The companies announced plans to merge in October last year, claiming this would create a “meaningful advertising competitor” to the Facebook and Google duopoly that takes the lion’s share of online ad revenues.
Taboola founder and chief executive Adam Singolda (pictured left, with Outbrain chief executive Yaron Galai) said at the time: “By joining forces, we’ll be able to create a more robust competitor to Facebook and Google, giving advertisers a more meaningful choice.
“We’re passionate about driving growth for our customers and supporting the open web, which we consider critical in a world where walled gardens are strong, and perhaps too strong.
“Working together, we will continue investing to better connect advertising dollars with local and national news organisations, strengthening journalism over the next decade.
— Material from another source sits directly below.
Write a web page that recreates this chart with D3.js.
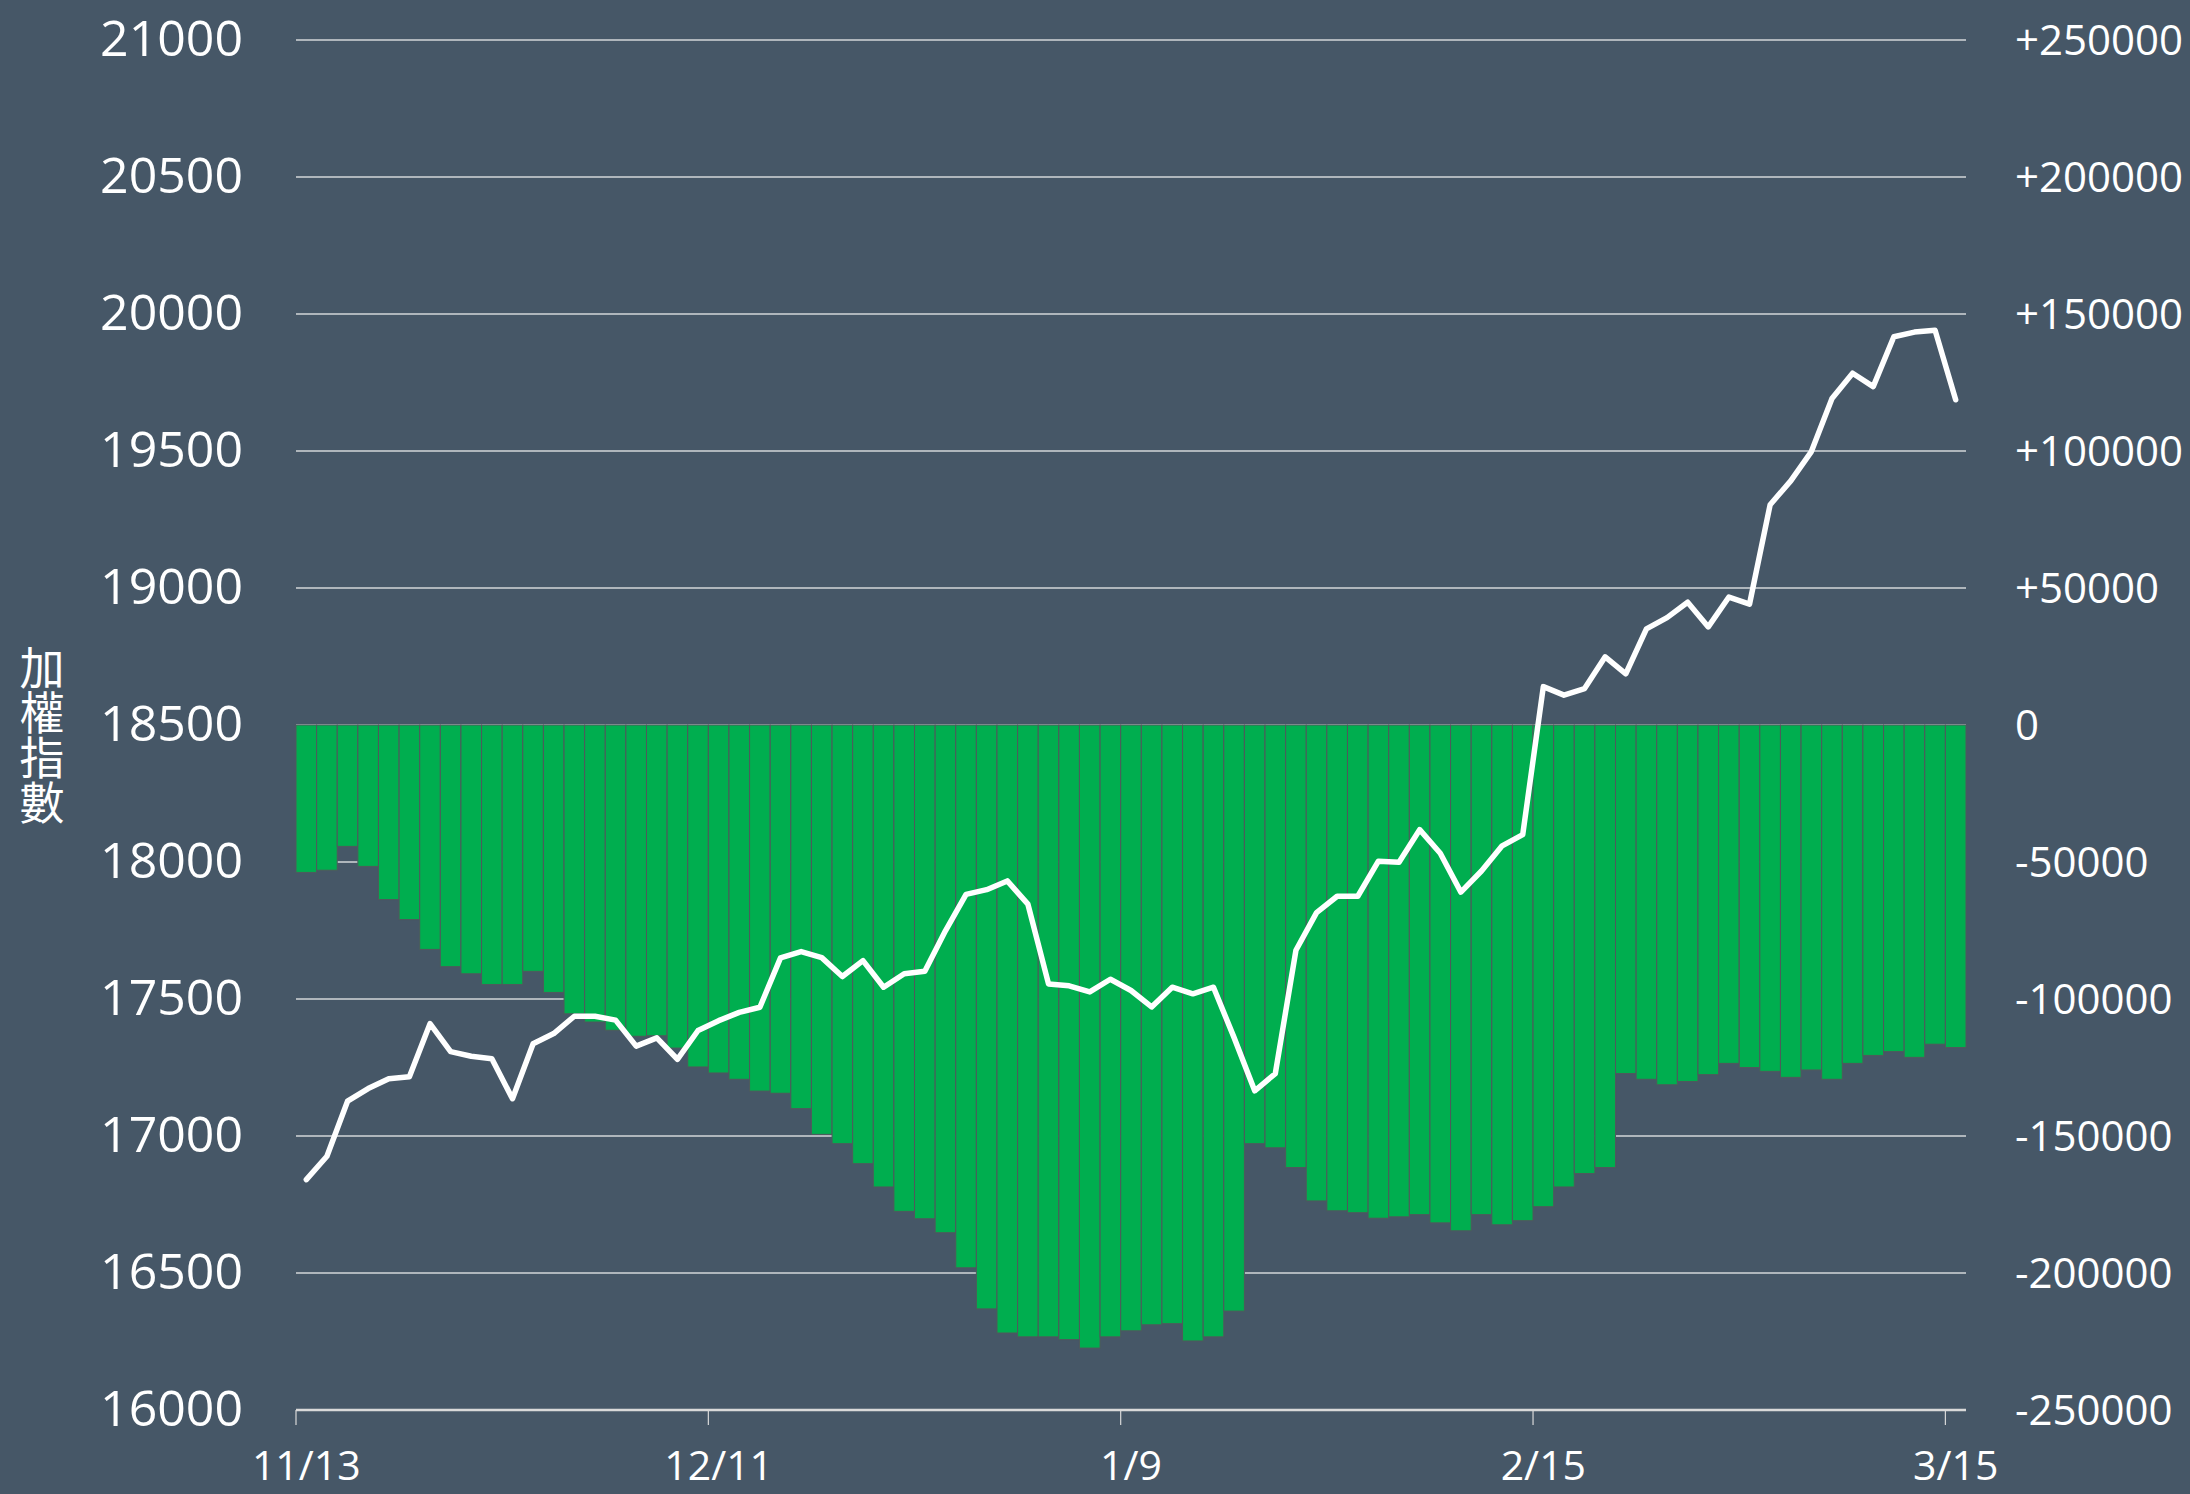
<!DOCTYPE html>
<html>
<head>
<meta charset="utf-8">
<script src="https://cdn.jsdelivr.net/npm/d3@7/dist/d3.min.js"></script>
<style>
  html, body { margin: 0; padding: 0; background: #465767; }
  svg { display: block; }
</style>
</head>
<body>
<div class="chart"></div>
<script>
var dates = [
  '11/13', '11/14', '11/15', '11/16', '11/17', '11/20', '11/21', '11/22', '11/23', '11/24',
  '11/27', '11/28', '11/29', '11/30', '12/1', '12/4', '12/5', '12/6', '12/7', '12/8',
  '12/11', '12/12', '12/13', '12/14', '12/15', '12/18', '12/19', '12/20', '12/21', '12/22',
  '12/25', '12/26', '12/27', '12/28', '12/29', '1/2', '1/3', '1/4', '1/5', '1/8',
  '1/9', '1/10', '1/11', '1/12', '1/15', '1/16', '1/17', '1/18', '1/19', '1/22',
  '1/23', '1/24', '1/25', '1/26', '1/29', '1/30', '1/31', '2/1', '2/2', '2/5',
  '2/15', '2/16', '2/19', '2/20', '2/21', '2/22', '2/23', '2/26', '2/27', '2/29',
  '3/1', '3/4', '3/5', '3/6', '3/7', '3/8', '3/11', '3/12', '3/13', '3/14', '3/15'
]

// net position (right axis), green bars
var netPosition = [
  -53800, -53000, -44300, -51600, -63700, -71000, -81900, -88200, -90800, -94700,
  -94700, -89900, -97600, -105400, -108400, -111400, -113600, -113400, -117900, -124800,
  -127000, -129300, -133600, -134400, -140000, -149400, -152800, -160100, -168600, -177500,
  -180200, -185300, -198100, -213100, -221900, -223300, -223300, -224300, -227400, -223300,
  -221100, -218900, -218500, -224800, -223300, -213900, -152800, -154300, -161500, -173700,
  -177300, -178000, -180000, -179500, -178700, -181700, -184600, -178700, -182400, -180900,
  -175800, -168600, -163700, -161500, -127200, -129300, -131300, -130100, -127600, -123500,
  -125000, -126400, -128600, -125900, -129300, -123500, -120600, -119200, -121300, -116500,
  -117700
]

// weighted index (left axis), white line
var taiex = [
  16841, 16926, 17127, 17173, 17209, 17216, 17410, 17308, 17291, 17282,
  17136, 17337, 17374, 17437, 17437, 17423, 17328, 17358, 17280, 17385,
  17421, 17451, 17470, 17650, 17673, 17651, 17582, 17640, 17543, 17592,
  17601, 17749, 17882, 17899, 17931, 17846, 17555, 17548, 17526, 17572,
  17531, 17471, 17543, 17519, 17543, 17359, 17165, 17228, 17678, 17815,
  17875, 17875, 18003, 17999, 18118, 18032, 17890, 17967, 18059, 18100,
  18640, 18609, 18633, 18749, 18687, 18851, 18892, 18948, 18858, 18967,
  18941, 19304, 19391, 19498, 19692, 19784, 19735, 19917, 19934, 19941,
  19687
]

var tickDates = ['11/13', '12/11', '1/9', '2/15', '3/15']
var leftTicks = [16000, 16500, 17000, 17500, 18000, 18500, 19000, 19500, 20000, 20500, 21000]
var rightTicks = [-250000, -200000, -150000, -100000, -50000, 0, 50000, 100000, 150000, 200000, 250000]
var yTitle = '加權指數'

;(function () {
  var width = 2190
  var height = 1494
  var left = 296
  var right = 1966
  var top = 40
  var bottom = 1410
  var numFont = '"Open Sans", "Noto Sans", sans-serif'

  var svg = d3.select('.chart')
    .append('svg')
    .attr('width', width)
    .attr('height', height)

  svg.append('rect')
    .attr('width', width)
    .attr('height', height)
    .attr('fill', '#465767')

  var x = d3.scaleBand()
    .domain(dates)
    .range([left, right])
    .padding(0)

  var yLeft = d3.scaleLinear()
    .domain([16000, 21000])
    .range([bottom, top])

  var yRight = d3.scaleLinear()
    .domain([-250000, 250000])
    .range([bottom, top])

  // gridlines behind the bars
  svg.append('g')
    .selectAll('line')
    .data(leftTicks.slice(1))
    .enter()
    .append('line')
    .attr('x1', left)
    .attr('x2', right)
    .attr('y1', function (d) { return yLeft(d) })
    .attr('y2', function (d) { return yLeft(d) })
    .attr('stroke', '#d3d6d9')
    .attr('stroke-width', 1.6)

  svg.append('g')
    .selectAll('rect')
    .data(netPosition)
    .enter()
    .append('rect')
    .attr('x', function (d, i) { return x(dates[i]) })
    .attr('width', x.bandwidth())
    .attr('y', function (d) { return yRight(Math.max(0, d)) })
    .attr('height', function (d) { return Math.abs(yRight(d) - yRight(0)) })
    .attr('fill', '#00ae4f')
    .attr('stroke', '#4f5a5c')
    .attr('stroke-width', 1)

  var line = d3.line()
    .x(function (d, i) { return x(dates[i]) + x.bandwidth() / 2 })
    .y(function (d) { return yLeft(d) })

  svg.append('path')
    .datum(taiex)
    .attr('d', line)
    .attr('fill', 'none')
    .attr('stroke', '#ffffff')
    .attr('stroke-width', 5.5)
    .attr('stroke-linejoin', 'round')
    .attr('stroke-linecap', 'round')

  // bottom axis
  var xAxis = svg.append('g')
    .attr('transform', 'translate(0,' + bottom + ')')
    .call(d3.axisBottom(x).tickValues(tickDates).tickSize(15).tickPadding(26))

  xAxis.select('.domain')
    .attr('d', 'M' + left + ',0H' + right)
    .attr('stroke', '#d9d9d9')
    .attr('stroke-width', 2.5)
  xAxis.selectAll('.tick line')
    .attr('x1', -x.bandwidth() / 2)
    .attr('x2', -x.bandwidth() / 2)
    .attr('stroke', '#d9d9d9')
    .attr('stroke-width', 1.2)
  xAxis.selectAll('.tick text')
    .attr('fill', '#ffffff')
    .style('font-family', numFont)
    .style('font-size', '41px')

  // left axis
  var leftAxis = svg.append('g')
    .attr('transform', 'translate(' + (left - 53) + ',0)')
    .call(d3.axisLeft(yLeft).tickValues(leftTicks).tickSize(0).tickPadding(0).tickFormat(d3.format('d')))
  leftAxis.select('.domain').remove()
  leftAxis.selectAll('.tick text')
    .attr('fill', '#ffffff')
    .attr('dy', '0.3em')
    .style('font-family', numFont)
    .style('font-size', '50px')

  // right axis
  var rightAxis = svg.append('g')
    .attr('transform', 'translate(' + (right + 49) + ',0)')
    .call(d3.axisRight(yRight).tickValues(rightTicks).tickSize(0).tickPadding(0)
      .tickFormat(function (d) { return d > 0 ? '+' + d : String(d) }))
  rightAxis.select('.domain').remove()
  rightAxis.selectAll('.tick text')
    .attr('fill', '#ffffff')
    .attr('dy', '0.35em')
    .style('font-family', numFont)
    .style('font-size', '42px')

  // vertical axis title, stacked top to bottom
  svg.append('text')
    .attr('x', 42)
    .attr('y', 645)
    .style('writing-mode', 'vertical-rl')
    .style('text-orientation', 'upright')
    .attr('fill', '#ffffff')
    .style('font-family', '"Noto Sans CJK TC", "Noto Sans CJK SC", sans-serif')
    .style('font-size', '45px')
    .text(yTitle)
})()
</script>
</body>
</html>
This is why we’re merging; this is our mission.”
But the CMA said publishers in the UK will have a reduced choice of supplier for content recommendation services, which could result in a “worsening of terms for publishers and a reduction in their share of advertising revenue”.
Many national and local news websites in the UK use one of the two services and the CMA said a “large proportion” of the publishers it contacted as part of its initial investigations were concerned about the potential impact of the deal.
The CMA said Taboola and Outbrain have a combined market share of over 80% in the UK.
CMA senior director of mergers Joel Bamford said: “Online advertising, including content recommendation, is a really important revenue stream for publishers, including news websites.
“Our merger investigation has found that the current competition between Taboola and Outbrain means publishers can negotiate better revenue share deals and contract terms.
“If the companies were to merge, this competition in content recommendation would be reduced, and publishers could lose out.”
Taboola has been contacted for comment on the CMA’s concerns.
It paid Outbrain investors $250m in cash and shares representing 30% of the combined company, and has said it will reach nearly 2bn people every month after the buyout.